I swear, had I had an automobile accident on the way home, I wouldn't need to deploy caution cones to warn the other drivers on the road to exercise care: I could drop trou and pinch a Day-Glo Orange loaf on the roadway, and it would be visible for miles...maybe even from the air.
It's fucking disturbing.
I think this means I should refuse the salmon in teriyaki glaze from now on.
And now the heart-warming story.
On Mrs. Overlord's first day in the hospital she had a roommate in the Observation Ward in the form of a very frail, very shaky, pencil-thin woman of about 300, who has an outrageous sense of humor and who is sharp as a tack.
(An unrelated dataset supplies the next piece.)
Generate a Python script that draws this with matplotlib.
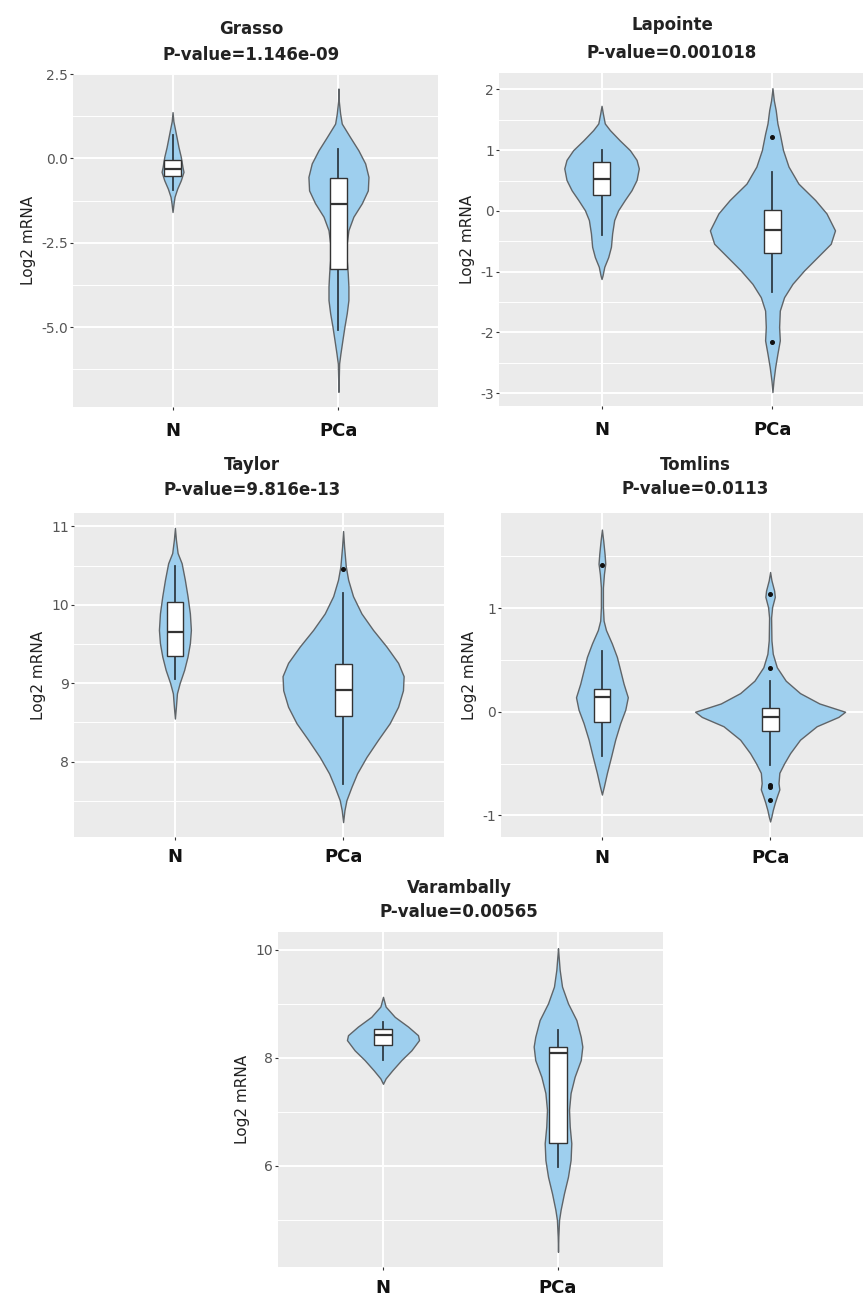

A nurse would ask her "How do you feel?" and she would respond "with my hands, Dahling..", and much more in this vein.Very quick, and she could reel off some wonderful quips.
Anyhow, we began to have a conversation, during which it was revealed that I am a history buff. Turns out this lady was too, especially about a time that was very important to her, the Second World War.
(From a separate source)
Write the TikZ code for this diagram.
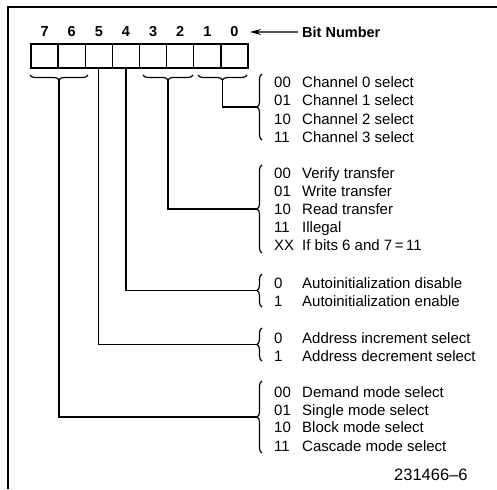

You see, Elsie (that's her name) was a German Jew from Cologne when the war began. She and her family escaped Germany by crossing the border into Belgium, which several months later would, likewise, be overrun by the Nazis.
Her family -- mother, father, two older brothers and an older sister -- were trying to escape Belgium, too, before the Germans took it all, but to no avail. Short of money, and time, the decision was made to buy passage for the two girls on a freighter leaving Antwerp for America. There, an elderly relative would be waiting to take the two girls, then aged 10 and 8, in.
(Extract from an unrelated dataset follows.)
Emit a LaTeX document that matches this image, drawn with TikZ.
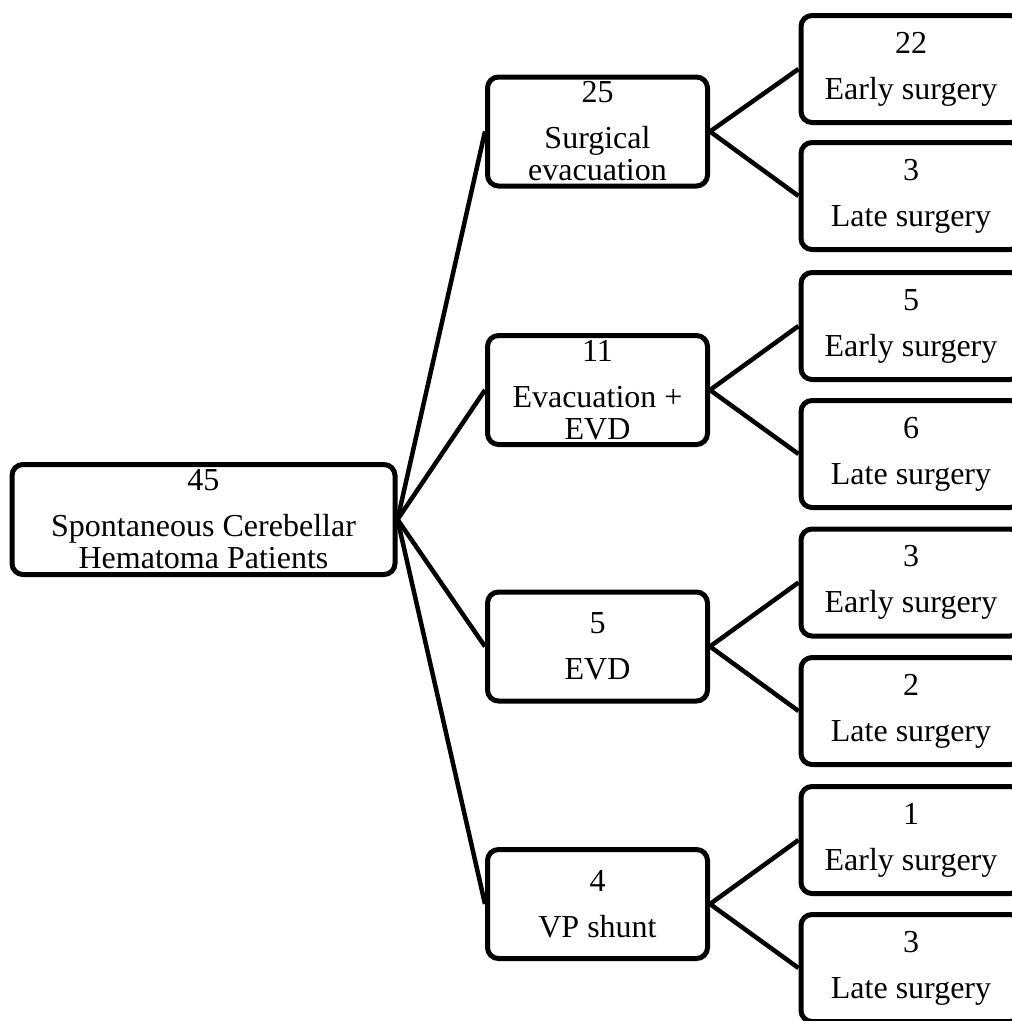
\documentclass[tikz,border=0pt]{standalone}
\usepackage{fontspec}
\setmainfont{Liberation Serif}
\begin{document}
\begin{tikzpicture}[x=1pt,y=-1pt,
  box/.style={draw=black, line width=5pt, rounded corners=11pt, align=center,
    inner sep=0pt, font=\fontsize{32}{32}\selectfont, fill=white},
  rootbox/.style={box, minimum width=383pt, minimum height=110pt},
  midbox/.style={box, minimum width=220pt, minimum height=109pt},
  leafbox/.style={box, minimum width=220pt, minimum height=107pt},
  link/.style={line width=4.5pt}]
\useasboundingbox (0,0) rectangle (1012,1021);
\clip (0,0) rectangle (1012,1021);
\fill[white] (0,0) rectangle (1012,1021);

\node[rootbox] (root) at (203.5,519.5) {45\\[14pt]Spontaneous Cerebellar\\Hematoma Patients};

\node[midbox] (m1) at (597.5,131.5) {25\\[14pt]Surgical\\evacuation};
\node[midbox] (m2) at (597.5,390) {11\\[14pt]Evacuation +\\EVD};
\node[midbox] (m3) at (597.5,646.5) {5\\[14pt]EVD};
\node[midbox] (m4) at (597.5,904) {4\\[14pt]VP shunt};

\node[leafbox] (l1) at (911,69) {22\\[14pt]Early surgery};
\node[leafbox] (l2) at (911,196) {3\\[14pt]Late surgery};
\node[leafbox] (l3) at (911,326) {5\\[14pt]Early surgery};
\node[leafbox] (l4) at (911,454) {6\\[14pt]Late surgery};
\node[leafbox] (l5) at (911,582.5) {3\\[14pt]Early surgery};
\node[leafbox] (l6) at (911,711) {2\\[14pt]Late surgery};
\node[leafbox] (l7) at (911,840) {1\\[14pt]Early surgery};
\node[leafbox] (l8) at (911,968) {3\\[14pt]Late surgery};

\foreach \m in {m1,m2,m3,m4}
  \draw[link] (root.east) -- (\m.west);
\draw[link] (m1.east) -- (l1.west);
\draw[link] (m1.east) -- (l2.west);
\draw[link] (m2.east) -- (l3.west);
\draw[link] (m2.east) -- (l4.west);
\draw[link] (m3.east) -- (l5.west);
\draw[link] (m3.east) -- (l6.west);
\draw[link] (m4.east) -- (l7.west);
\draw[link] (m4.east) -- (l8.west);
\end{tikzpicture}
\end{document}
The freighter never made it across the Atlantic. It was torpedoed by a U-Boat. Elsie's sister was never found, and was presumed to have drown. Elsie was rescued by members of the crew, and they drifted in a lifeboat in the North Atlantic for several days before being rescued by an American warship then engaged in "Neutrality Patrol" between the American coast and Iceland. Elsie did make it to America, only to find the elderly relative was also dead.
Granted refugee status, Elsie was placed in an orphanage. When the war ended the Red Cross discovered that her parents and her brothers, and many members of her extended family, were all gone or missing, victims of either the Holocaust or lost in the shuffle of millions of European refugees shuttling to and fro across post-War Europe. She was adopted by an American Jewish family in New York, her new father being a judge in the New York City judicial system.
She married, against the family's wishes, a Subway train conductor and they lived happily in wedded bliss for 60 years. He died last year, a victim of bladder cancer. They have one son who was "too busy" to visit her in the hospital for the week she was there, and she was being discharged that day. No one had made arrangements to ensure someone would be home when she arrived, and she had no house keys. The ambulette driver was reluctant to take her home not knowing if anyone would be there to receive her.
So, I offered to call her son to ensure the arrangements were made. He was an arrogant piece of shit, and had we been in the same room I might have kicked his worthless ass. He couldn't leave work and couldn't "they" just keep her there until he came for her? Considering it's mid-January and the hospital is jam-packed with respiratory cases (Mrs. Overlord waited three days for a bed in the respiratory ICU), the answer was going to most certainly be "no", and besides, I'm not the person who makes those decisions; I was just doing a favor for a delightful old woman.
So, I lost my temper.
I told the little fucktard that I found him to be disgusting. That his mother was more important than whatever it was he was doing (turns out he's a finance guy. I know the type), and that he'd better get his ass home and be there for her. Otherwise, I would find out where he worked and personally curb-stomp his despicable ass.
Elsie was in tears when they rolled her out. But very grateful.
I think I'm going to remember her forever.